December 10, 2013

James Piereson and Naomi Schaefer Riley criticized public policy schools for their failure to prepare students to govern and to address state and local problems [“Want to govern? Skip policy school,” Outlook, Dec. 8]. But they did not mention that many students enrolled in such schools are already “governing” in that they work in civil-service professions, performing regular analyses of fiscal and policy problems, devising alternatives and making recommendations to their superiors. Since comprehensive policy schools include state-local policy, budgeting and financing courses, students do learn how to fix problems. Note that all of former D.C. schools chancellor Michele Rhee’s close advisers on D.C. educational policy reform had Master of Public Policy degrees.

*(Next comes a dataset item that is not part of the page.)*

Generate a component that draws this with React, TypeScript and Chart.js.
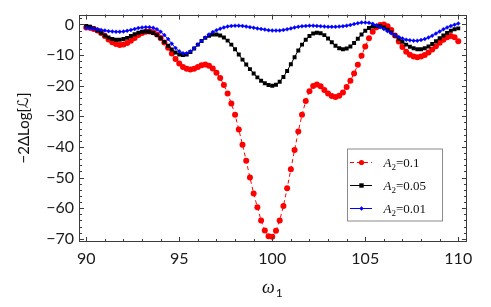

What policy school graduates cannot effectively counter are the entrenched partisan, union and corporate influences over elected officials and the officials who regularly ignore their advice. Many council, legislature and congressional members have graduate policy degrees but have long since denied or forgotten what they learned at school.

George Guess, Potomac

The writer is a scholar in residence in public administration and policy at American University.

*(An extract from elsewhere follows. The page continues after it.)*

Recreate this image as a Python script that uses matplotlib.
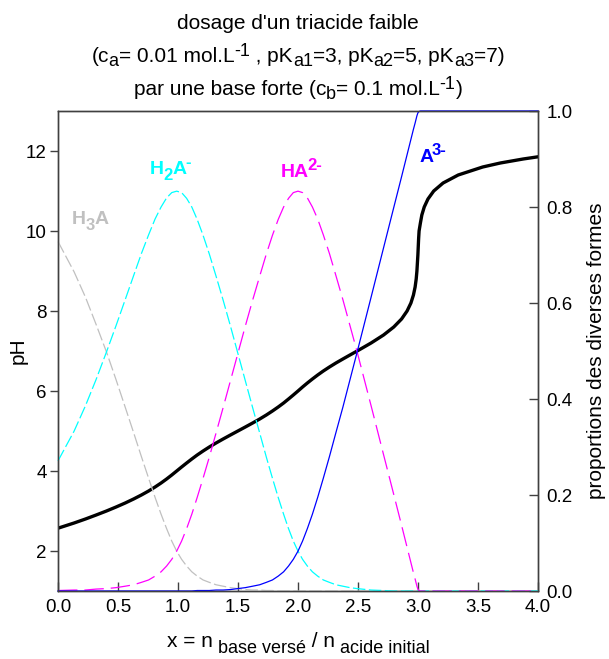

James Piereson and Naomi Schaefer Riley offered a critique flatly at odds with my experience as a student and professor at three different policy schools over the past 16 years. At my institution, 45 percent of students went into state and local work last year, with the majority of the rest entering a nonprofit sector that increasingly delivers public goods. These students learn valuable analytical skills about how to design, manage and evaluate public services and work directly with public officials.

Mr. Piereson and Ms. Riley suggested that the growing influence of interest groups makes these skills irrelevant. This is precisely backward: Well-trained policy graduates are needed now more than ever to withstand such influence.

Donald Moynihan, Madison, Wis.

The writer is a professor at the University of Wisconsin-Madison’s La Follette School of Public Affairs.

James Piereson and Naomi Schaefer Riley wrote that only 6 percent of Harvard’s Kennedy School of Government class of 2012 graduates went on to work for state, local or regional government. I wish the authors had dug more into the data (something they chide policy schools for teaching their students) and looked at the percentage of graduates who have worked in this sector over the span of their careers.

I, for one, started out in the federal government after graduating from the Kennedy School, then switched to local government within a few years. I have found that local government offers hands-on opportunities to work on not only nuts-and-bolts issues such as fiscal management but also cutting-edge issues such as climate change.